Reproduce the material below line by line, beginning with its first line and ending with the line that contains "const data = years.map((y, i)"; leave out pictures.

:: Collected data ::

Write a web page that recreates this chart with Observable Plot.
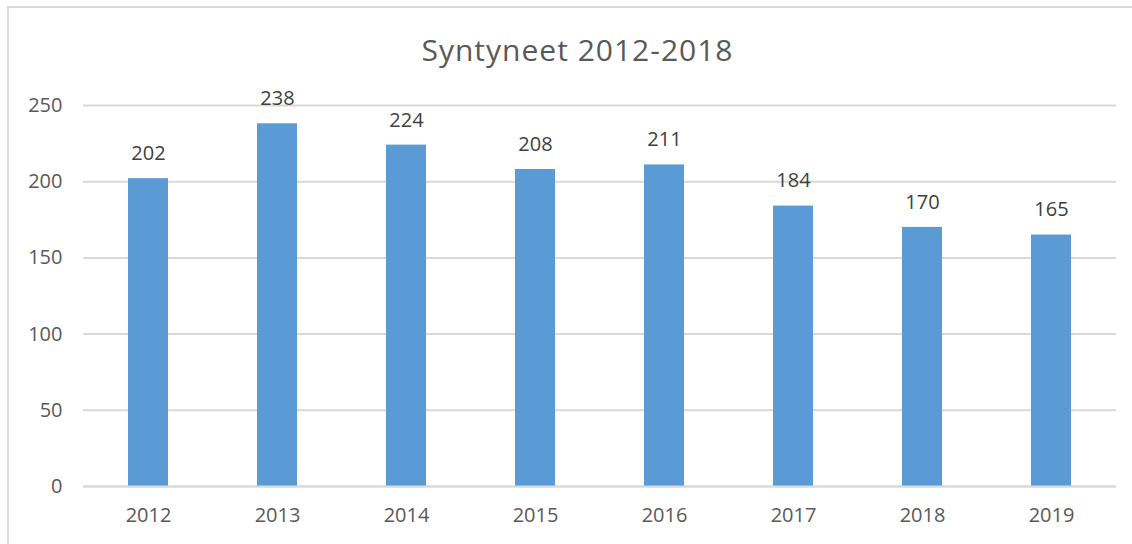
<!DOCTYPE html>
<html>
<head>
<meta charset="utf-8">
<script src="https://cdn.jsdelivr.net/npm/d3@7"></script>
<script src="https://cdn.jsdelivr.net/npm/@observablehq/plot@0.6"></script>
<style>
  html, body { margin: 0; padding: 0; background: #fff; }
  #wrap { position: relative; width: 1132px; height: 544px; overflow: hidden; font-family: "Open Sans", sans-serif; }
  #frame { position: absolute; left: 7px; top: 6px; width: 1140px; height: 560px; border: 2px solid #d9d9d9; box-sizing: border-box; }
  #title { position: absolute; left: 0; top: 30px; width: 1155px; height: 40px; line-height: 40px; text-align: center; font-size: 30px; letter-spacing: 1px; color: #595959; }
  #chart { position: absolute; left: 0; top: 70px; }
</style>
</head>
<body>
<div id="wrap">
  <div id="frame"></div>
  <div id="title">Syntyneet 2012-2018</div>
  <div id="chart"></div>
</div>
<script>
const years = ["2012", "2013", "2014", "2015", "2016", "2017", "2018", "2019"];
const births = [202, 238, 224, 208, 211, 184, 170, 165];
const yTicks = [0, 50, 100, 150, 200, 250];

const data = years.map((y, i) => ({year: y, value: births[i]}));

const chart = Plot.plot({
  width: 1132,
  height: 474,
  marginLeft: 83,
  marginRight: 16,
  marginTop: 35,
  marginBottom: 58,
  style: { fontFamily: "'Open Sans', sans-serif", fontSize: "20px", color: "#595959", background: "transparent" },
  x: { domain: years, paddingInner: 0.69, paddingOuter: 0.345, label: null },
  y: { domain: [0, 250], label: null },
  marks: [
    Plot.gridY(yTicks, { stroke: "#d9d9d9", strokeWidth: 2, strokeOpacity: 1 }),
    Plot.barY(data, { x: "year", y: "value", fill: "#5b9bd5" }),
    Plot.ruleY([0], { stroke: "#d9d9d9", strokeWidth: 2 }),
    Plot.text(data, { x: "year", y: "value", text: d => String(d.value), dy: -25, fill: "#404040", fontSize: 20 }),
    Plot.axisX({ tickSize: 0, tickPadding: 21, fontSize: 20, fill: "#595959" }),
    Plot.axisY(yTicks, { tickSize: 0, tickPadding: 21, fontSize: 20, fill: "#595959" })
  ]
});
document.getElementById("chart").appendChild(chart);
</script>
</body>
</html>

:::

▶ **Task response**:
Write a web page that recreates this chart with Observable Plot.
<!DOCTYPE html>
<html>
<head>
<meta charset="utf-8">
<script src="https://cdn.jsdelivr.net/npm/d3@7"></script>
<script src="https://cdn.jsdelivr.net/npm/@observablehq/plot@0.6"></script>
<style>
  html, body { margin: 0; padding: 0; background: #fff; }
  #wrap { position: relative; width: 1132px; height: 544px; overflow: hidden; font-family: "Open Sans", sans-serif; }
  #frame { position: absolute; left: 7px; top: 6px; width: 1140px; height: 560px; border: 2px solid #d9d9d9; box-sizing: border-box; }
  #title { position: absolute; left: 0; top: 30px; width: 1155px; height: 40px; line-height: 40px; text-align: center; font-size: 30px; letter-spacing: 1px; color: #595959; }
  #chart { position: absolute; left: 0; top: 70px; }
</style>
</head>
<body>
<div id="wrap">
  <div id="frame"></div>
  <div id="title">Syntyneet 2012-2018</div>
  <div id="chart"></div>
</div>
<script>
const years = ["2012", "2013", "2014", "2015", "2016", "2017", "2018", "2019"];
const births = [202, 238, 224, 208, 211, 184, 170, 165];
const yTicks = [0, 50, 100, 150, 200, 250];

const data = years.map((y, i) => ({year: y, value: births[i]}));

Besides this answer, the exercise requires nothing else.